Divórcios e separações

05-02-2013 10:19

Não sei como conseguimos fazer isto, de personalizar o que nos ultrapassa e de universalizar o que, na realidade, só a nós diz respeito.
Se derem bem conta, foi o que acabei de fazer.
Quando se pergunta a alguém da geração da minha mãe acerca de divórcios e separações ela dirá, olhando para os casais ou ex casais de hoje com ar algo recriminatório:
- "No meu tempo alguém se divorciava??! Agora um espirra o outro quer separar-se."
Se noutra conversa totalmente diferente perguntarmos a essa mesma mulher dessa mesma geração, se alguma vez pensou em separar-se, ela dirá, muito provavelmente, que tal nunca lhe passou pela ideia. (É possível que abra mais os olhos e esganice um pouco.)
Claro que ninguém se separaria de perfeito juízo em tempos em que a Europa se casava para só a morte a separar sob pena de ser excomungada pela autoridade acima de todas, o Santo Papa.
E se é certo que a geração passada não cresceu nem viveu na verdadeira Idade das Trevas, medieval, entenda-se. Certo é que a carga de moral e bons costumes acima do puro bom senso no que toca a casos, por exemplo de violência doméstica extrema; continuou na geração anterior a ter um peso social imenso.
A escolha particular era-o num contexto muito maior.

Da mesmíssima forma, hoje os casais separam-se, não porque espirram, mas é certo com bem mais facilidade. O julgamento moral foi calibrando critérios à medida que outros aspectos e conceitos de certo e errado consensual foram mudando.
As escolhas particulares, que sentimos muito só nossas, são afinal parte de uma história muito maior.
Nós, somos parte de uma história muito maior.
E se faz sentido pensarmos em termos de Eu, na medida em que só podemos sentir em termos de Eu.
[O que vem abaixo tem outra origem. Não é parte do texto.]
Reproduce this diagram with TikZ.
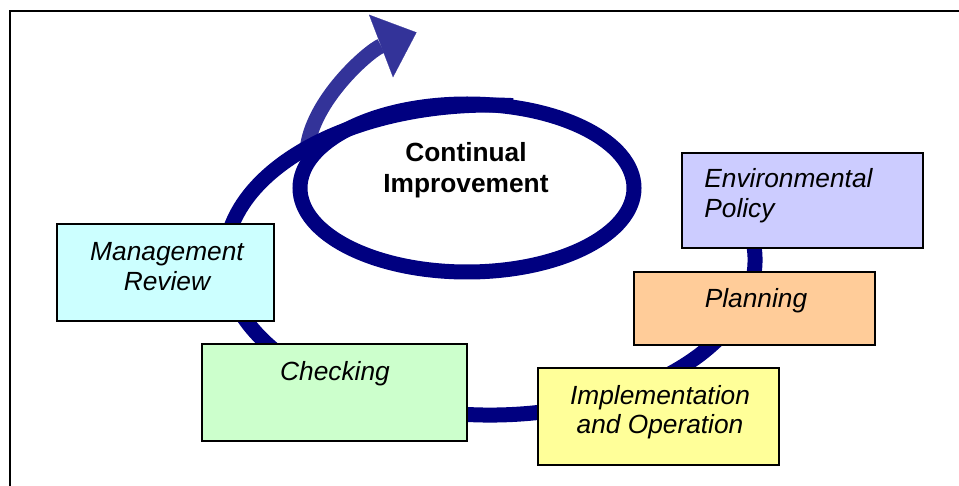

Também se torna óbvio ao exercício da empatia, que o outro sente e que posso colocar-me no lugar do outro e dar-me conta do quanto existe em comum, afinal, nos quotidianos comuns, da vida comum.

A separação e o divórcio, é uma história a dois. Que começa com um laço e que culmina num estilhaçar mais ou menos rebuscado desse laço. Mais ou menos consequente.
E é enquanto tantos de nós nos juntamos e separamos, para Tentar, já dizemos "tentar", "ver se dá certo" com fulano, ou com pessoa tal; que algo começa a tornar-se óbvio também.
Um divórcio muito anterior.

Se agarrarmos em dois seres amáveis e os metermos no tambor da máquina de lavar, e os fizermos girar rápido demais, sem tempo, a ter de responder a mil coisas, cansados, fazendo face a despesas, rotinas, enredos familiares, complexidades emocionais, diferenças, sonhos e escolhas... chega ao programa de centrifugação, multiplica-se isso por "daqui em diante sempre assim" e outras faltas de alternativas.... e ai temos nós.

No meio desta dança sempre a girar, o indivíduo, cada um, já teve de se divorciar de ingenuidades, de sonhos, da sua paz tantas vezes, do seu centro, do seu percurso de vida interior de serenidade e encontro consigo mesmo. Cada um já atirou ao ar a aliança com a criança interior, há muito tempo, cada um anda a tentar superar-se (ou seja, deixar-se para trás), cada um já faz tanto.
Uma dança desta a dois!!!
E com filhos.
E com tanta coisa para fazer e em que pensar e...

Acho notável que estejamos tantos nesta viagem a manter alguma sanidade mental, a manter a decisão firme de manter no olhar o brilho simples de ser feliz com os dias.
E que se continue a dar a mão ao homem que dorme ali ao nosso lado, e que se continue a rir com as maluqueiras das crianças e a sonhar com as férias que passaremos juntos nos dias quentinhos de Verão.

Somos uma geração.
Não é coisa minha ou tua, ou algo que se possa personalizar tanto quanto se costuma, no jogo de culpas da dor de cada divórcio, de cada separação.
É o tal infantário da vida que eu já dizia.
É um tabuleiro de jogo muito maior.
Em que estamos juntos no barco das escolhas individuais aparentes.

A relação que mais pede reencontro, reconciliação e acolhimento, é a do centro inteligente e afectivo de cada um até que isso transborde, e transborde tanto, que comece a tornar-se realidade visível.
Visível num abraço consciente.

Posso finalmente ver-me em toda a gente, quando olho para mim e me vejo. É quando os outros fazem sentido.
É quando posso finalmente pertencer. Pertencer para ser geração de mudança para a próxima etapa já sorridente no horizonte. A de humanos unidos entre a verdade de cada um e uma verdade de todos em que seja possível habitar inteiro, forte e sincero, sensível e disponível para um amar que seja realmente amar.